■ **Work to be completed**
Reproduce the lines exactly, beginning with the line that has "Write the React, TypeScript" and ending with the line that has "Chart.register(...registerables);". Images are left out.

[Source code of charts]

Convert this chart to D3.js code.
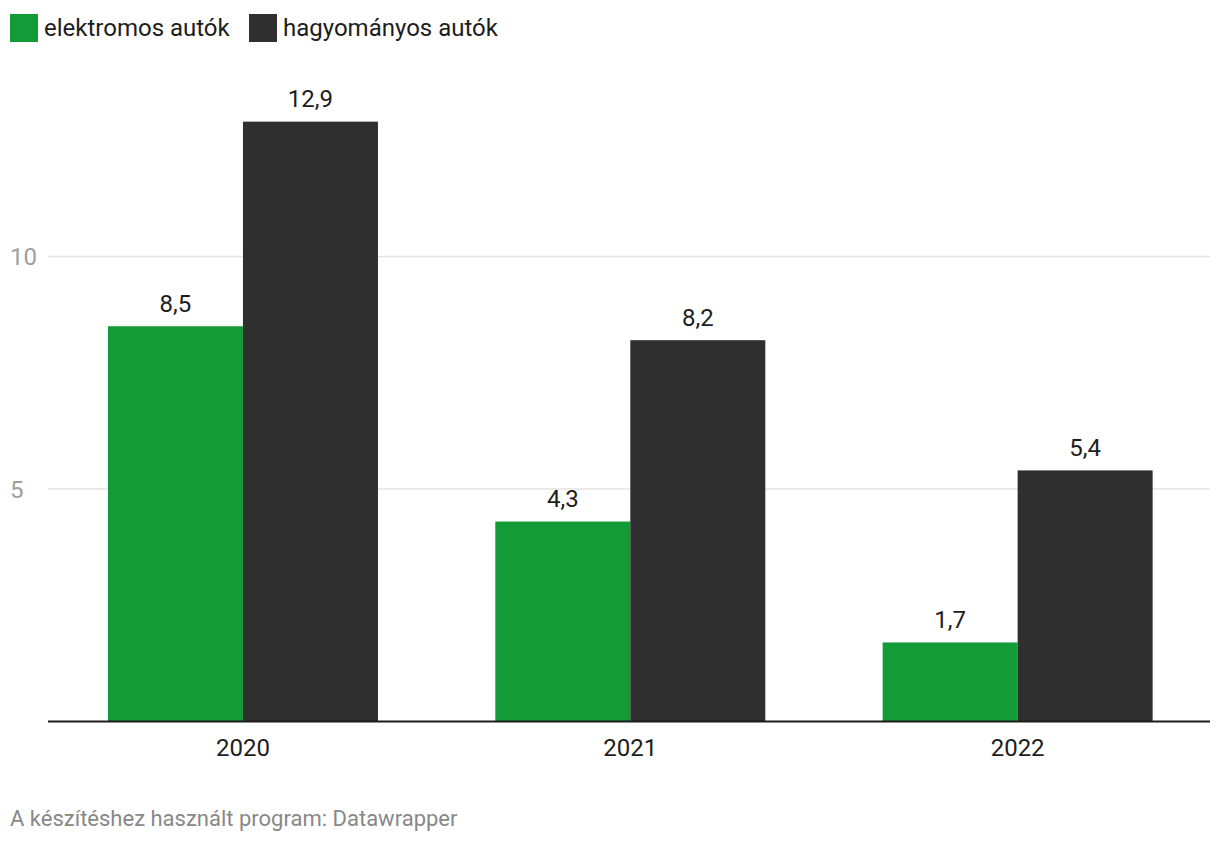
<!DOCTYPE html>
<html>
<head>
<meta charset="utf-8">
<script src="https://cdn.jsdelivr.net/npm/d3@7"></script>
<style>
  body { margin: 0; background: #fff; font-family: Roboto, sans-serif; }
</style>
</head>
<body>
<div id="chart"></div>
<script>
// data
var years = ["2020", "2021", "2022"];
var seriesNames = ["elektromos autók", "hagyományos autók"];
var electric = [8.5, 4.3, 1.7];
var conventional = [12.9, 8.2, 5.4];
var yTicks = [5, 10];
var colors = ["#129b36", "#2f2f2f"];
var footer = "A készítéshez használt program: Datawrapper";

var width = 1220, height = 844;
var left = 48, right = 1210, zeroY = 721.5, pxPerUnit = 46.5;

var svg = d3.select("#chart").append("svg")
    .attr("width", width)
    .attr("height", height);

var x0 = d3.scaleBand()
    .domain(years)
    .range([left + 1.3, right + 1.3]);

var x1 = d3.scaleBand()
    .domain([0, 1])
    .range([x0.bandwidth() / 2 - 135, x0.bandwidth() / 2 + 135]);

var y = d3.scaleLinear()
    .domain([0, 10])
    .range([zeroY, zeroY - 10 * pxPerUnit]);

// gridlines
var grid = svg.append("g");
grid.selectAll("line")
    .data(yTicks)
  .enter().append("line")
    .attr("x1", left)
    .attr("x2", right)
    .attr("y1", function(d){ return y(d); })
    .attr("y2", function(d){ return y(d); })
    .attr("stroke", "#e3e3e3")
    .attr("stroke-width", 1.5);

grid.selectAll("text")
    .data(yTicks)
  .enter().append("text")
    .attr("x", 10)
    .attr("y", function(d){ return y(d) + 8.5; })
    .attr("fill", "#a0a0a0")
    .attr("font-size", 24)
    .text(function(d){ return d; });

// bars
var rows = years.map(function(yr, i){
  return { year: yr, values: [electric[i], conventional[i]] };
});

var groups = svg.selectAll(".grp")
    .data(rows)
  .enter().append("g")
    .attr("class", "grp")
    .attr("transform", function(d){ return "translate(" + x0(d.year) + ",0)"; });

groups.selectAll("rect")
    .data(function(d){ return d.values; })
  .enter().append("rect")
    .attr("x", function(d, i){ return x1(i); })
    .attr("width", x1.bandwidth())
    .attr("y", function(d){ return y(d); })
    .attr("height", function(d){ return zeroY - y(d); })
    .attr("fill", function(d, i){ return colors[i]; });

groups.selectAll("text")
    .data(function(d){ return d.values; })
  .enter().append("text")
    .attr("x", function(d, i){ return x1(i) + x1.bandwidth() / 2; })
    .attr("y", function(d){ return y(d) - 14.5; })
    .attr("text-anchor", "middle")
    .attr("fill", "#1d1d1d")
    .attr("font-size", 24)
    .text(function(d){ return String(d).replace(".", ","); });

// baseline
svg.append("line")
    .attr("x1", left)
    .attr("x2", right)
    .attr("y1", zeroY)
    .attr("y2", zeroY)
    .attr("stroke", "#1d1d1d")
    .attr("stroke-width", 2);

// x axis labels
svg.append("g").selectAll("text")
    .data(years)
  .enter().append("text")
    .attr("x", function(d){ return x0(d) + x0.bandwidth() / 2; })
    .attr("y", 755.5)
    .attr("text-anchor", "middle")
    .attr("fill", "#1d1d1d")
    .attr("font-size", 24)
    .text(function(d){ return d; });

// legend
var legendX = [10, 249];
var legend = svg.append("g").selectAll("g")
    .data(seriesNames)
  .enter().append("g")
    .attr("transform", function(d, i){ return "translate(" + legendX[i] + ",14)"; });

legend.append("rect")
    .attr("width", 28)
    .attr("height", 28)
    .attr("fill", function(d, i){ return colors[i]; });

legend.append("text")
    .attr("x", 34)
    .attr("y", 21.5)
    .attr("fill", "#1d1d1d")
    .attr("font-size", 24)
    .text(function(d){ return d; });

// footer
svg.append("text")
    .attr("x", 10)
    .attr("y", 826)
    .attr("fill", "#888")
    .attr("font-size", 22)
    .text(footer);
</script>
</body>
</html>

...

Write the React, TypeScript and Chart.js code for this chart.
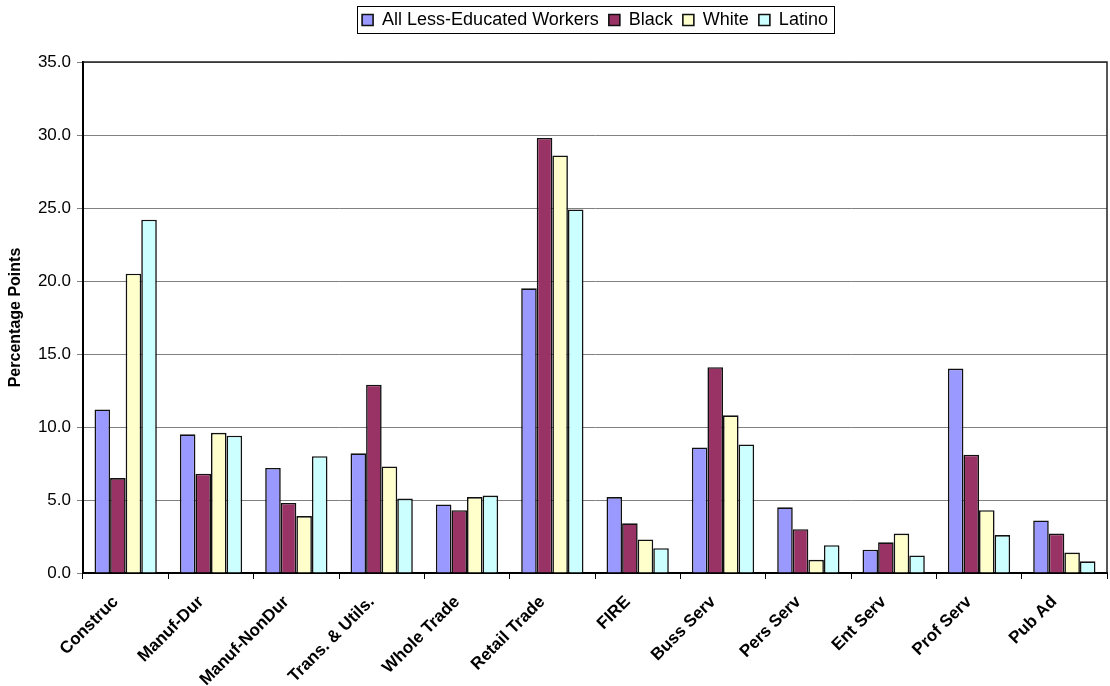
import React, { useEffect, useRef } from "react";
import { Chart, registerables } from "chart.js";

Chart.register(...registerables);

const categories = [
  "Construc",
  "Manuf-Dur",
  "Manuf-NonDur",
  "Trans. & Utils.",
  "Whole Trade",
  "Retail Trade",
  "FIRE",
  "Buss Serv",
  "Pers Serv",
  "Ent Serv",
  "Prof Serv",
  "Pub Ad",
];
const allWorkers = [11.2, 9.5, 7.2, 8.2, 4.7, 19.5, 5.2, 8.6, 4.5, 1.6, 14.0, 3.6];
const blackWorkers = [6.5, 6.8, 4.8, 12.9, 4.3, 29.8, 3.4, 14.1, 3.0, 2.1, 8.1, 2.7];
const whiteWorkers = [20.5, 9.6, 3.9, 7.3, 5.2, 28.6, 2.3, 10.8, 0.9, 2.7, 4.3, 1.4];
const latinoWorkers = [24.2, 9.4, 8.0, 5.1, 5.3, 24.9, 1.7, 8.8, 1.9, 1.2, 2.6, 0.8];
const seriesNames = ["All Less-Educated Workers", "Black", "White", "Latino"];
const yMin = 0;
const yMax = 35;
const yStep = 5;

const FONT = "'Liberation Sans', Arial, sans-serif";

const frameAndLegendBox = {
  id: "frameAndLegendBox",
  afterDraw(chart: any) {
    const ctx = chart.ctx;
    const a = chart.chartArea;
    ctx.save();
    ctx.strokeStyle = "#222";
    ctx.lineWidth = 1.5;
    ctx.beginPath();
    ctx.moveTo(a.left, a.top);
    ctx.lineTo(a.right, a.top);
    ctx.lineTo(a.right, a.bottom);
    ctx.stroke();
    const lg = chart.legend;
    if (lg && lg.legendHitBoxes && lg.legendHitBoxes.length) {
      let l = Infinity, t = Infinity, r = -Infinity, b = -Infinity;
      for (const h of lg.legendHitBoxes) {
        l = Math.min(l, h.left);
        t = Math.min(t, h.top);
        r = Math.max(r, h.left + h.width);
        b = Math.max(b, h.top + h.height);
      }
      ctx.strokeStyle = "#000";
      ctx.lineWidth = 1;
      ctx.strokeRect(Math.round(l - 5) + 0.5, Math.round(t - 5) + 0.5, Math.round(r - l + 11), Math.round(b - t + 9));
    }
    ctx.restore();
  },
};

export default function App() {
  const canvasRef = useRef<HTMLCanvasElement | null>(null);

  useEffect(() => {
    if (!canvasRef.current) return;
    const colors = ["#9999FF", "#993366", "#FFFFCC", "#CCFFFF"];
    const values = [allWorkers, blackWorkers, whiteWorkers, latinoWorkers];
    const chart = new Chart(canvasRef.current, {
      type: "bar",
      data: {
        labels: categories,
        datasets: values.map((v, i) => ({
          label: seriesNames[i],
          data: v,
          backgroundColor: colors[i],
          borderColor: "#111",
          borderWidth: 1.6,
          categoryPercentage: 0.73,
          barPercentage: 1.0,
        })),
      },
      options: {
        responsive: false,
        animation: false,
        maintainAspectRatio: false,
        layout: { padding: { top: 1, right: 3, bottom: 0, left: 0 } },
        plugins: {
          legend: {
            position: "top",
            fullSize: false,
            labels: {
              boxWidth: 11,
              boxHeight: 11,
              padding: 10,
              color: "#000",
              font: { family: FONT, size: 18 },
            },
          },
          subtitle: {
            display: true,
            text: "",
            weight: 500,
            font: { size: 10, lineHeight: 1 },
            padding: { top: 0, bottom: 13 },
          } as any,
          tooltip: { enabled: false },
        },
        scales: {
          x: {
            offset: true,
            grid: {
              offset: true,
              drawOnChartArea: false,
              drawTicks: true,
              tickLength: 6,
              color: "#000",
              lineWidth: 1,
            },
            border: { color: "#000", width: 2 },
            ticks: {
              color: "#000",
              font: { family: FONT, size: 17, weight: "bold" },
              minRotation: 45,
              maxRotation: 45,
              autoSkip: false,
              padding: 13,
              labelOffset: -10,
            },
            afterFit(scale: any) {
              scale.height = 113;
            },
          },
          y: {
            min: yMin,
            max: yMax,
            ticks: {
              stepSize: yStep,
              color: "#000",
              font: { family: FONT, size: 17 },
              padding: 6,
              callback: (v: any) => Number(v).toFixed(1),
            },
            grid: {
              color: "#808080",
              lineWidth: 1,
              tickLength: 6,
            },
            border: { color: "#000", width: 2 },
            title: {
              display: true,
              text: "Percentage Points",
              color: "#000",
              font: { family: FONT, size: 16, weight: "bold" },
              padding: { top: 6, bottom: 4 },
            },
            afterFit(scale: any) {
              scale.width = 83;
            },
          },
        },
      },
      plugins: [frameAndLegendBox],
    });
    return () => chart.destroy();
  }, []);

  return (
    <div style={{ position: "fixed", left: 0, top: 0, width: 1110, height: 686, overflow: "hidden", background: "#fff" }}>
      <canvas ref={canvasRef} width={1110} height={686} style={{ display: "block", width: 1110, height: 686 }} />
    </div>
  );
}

■ **Task output**
Write the React, TypeScript and Chart.js code for this chart.
import React, { useEffect, useRef } from "react";
import { Chart, registerables } from "chart.js";

Chart.register(...registerables);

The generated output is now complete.